AIPAC issued an official statement following the speech expressing appreciation for Obama's assurance that the U.S. does not expect Israel to withdraw to the lines that existed on June 4, 1967, and was also glad the U.S. president explicitly condemned Hamas as a terrorist organization.

National Jewish Democratic Council President David Harris said that in his opinion, Sunday's speech included “a very helpful explanation of the 1967 parameters that some misunderstood and some purposefully distorted. This will dramatically help the president with going forward. I was deeply gratified to see the tremendously warm reception he got throughout the speech - it was more than a polite minimum the folks here were expected to do. He got clearly genuine support throughout his address. It shows that even in this room in the heart of the pro-Israeli advocacy in the country there was a clear recognition of the fact that the status quo is not sustainable.”

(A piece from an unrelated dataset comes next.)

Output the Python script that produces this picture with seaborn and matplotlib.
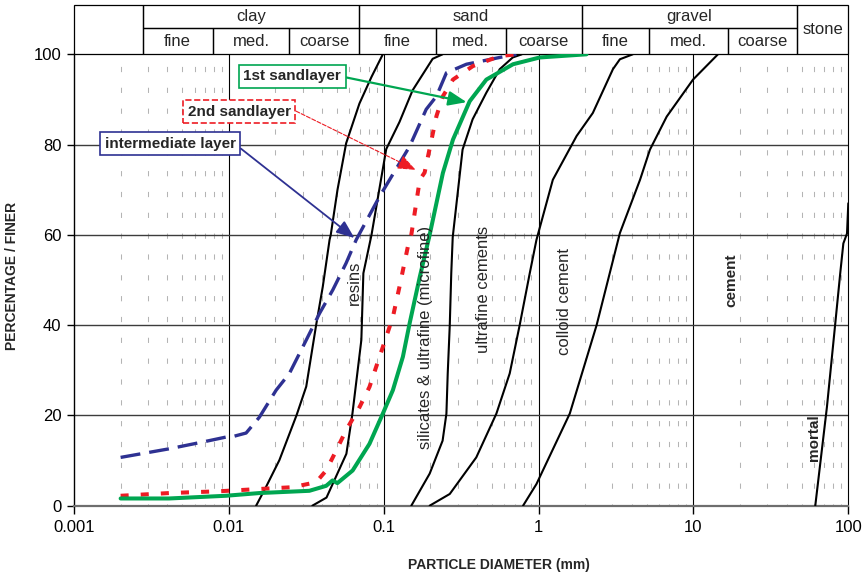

There actually was one solitary “boo” in the middle of the speech, when the president tried to explain what he meant by the "1967 lines." But there was much applause too.

“President Obama is brave, sincere, but a little bit naïve”, said Victor Saban from Los Angeles. “I think Israel should stay the course and see what develops in the region and with the Palestinians. You have to stay the course until you have a real partner for peace."

Finkelman family from Houston, Texas - Sandra, a veteran political activist, and her two sons at their first AIPAC conference - thought Obama was saying what he had been expected to say.

“Israel is the only country that can lead the trend towards democracy in the Middle East,” said Seth Finkelman. “He had good points, but he should be much more in favor of Israel."

“But we must give him the respect, because the final goal is to continue improving the relationship between the countries,” explained Sandra Finkelman.

Some believed that he did just that. As one major player in the Democratic fundraising family pointed out, Obama “will have a lot of money raised because he is the President of the United States. Many people will donate, because people want to keep the place at the table. Last time we raised money, we needed to do some talking. This time it will happen also - and I believe this speech was one of the things that might help.”

Congressman Elliott Engel (D-NY), present for the speech, concluded that the president had done a better job of explaining himself on Sunday that he had three days earlier.

“It was a good speech. Much better than the one on Thursday. I thought that he stressed then the 1967 lines, instead of stressing the fact that the Palestinians were those who refused to negotiate. The U.S. didn’t sit to talk with bin Laden. Israel shouldn’t be expected to talk with Hamas. The pressure should be on the Palestinians.”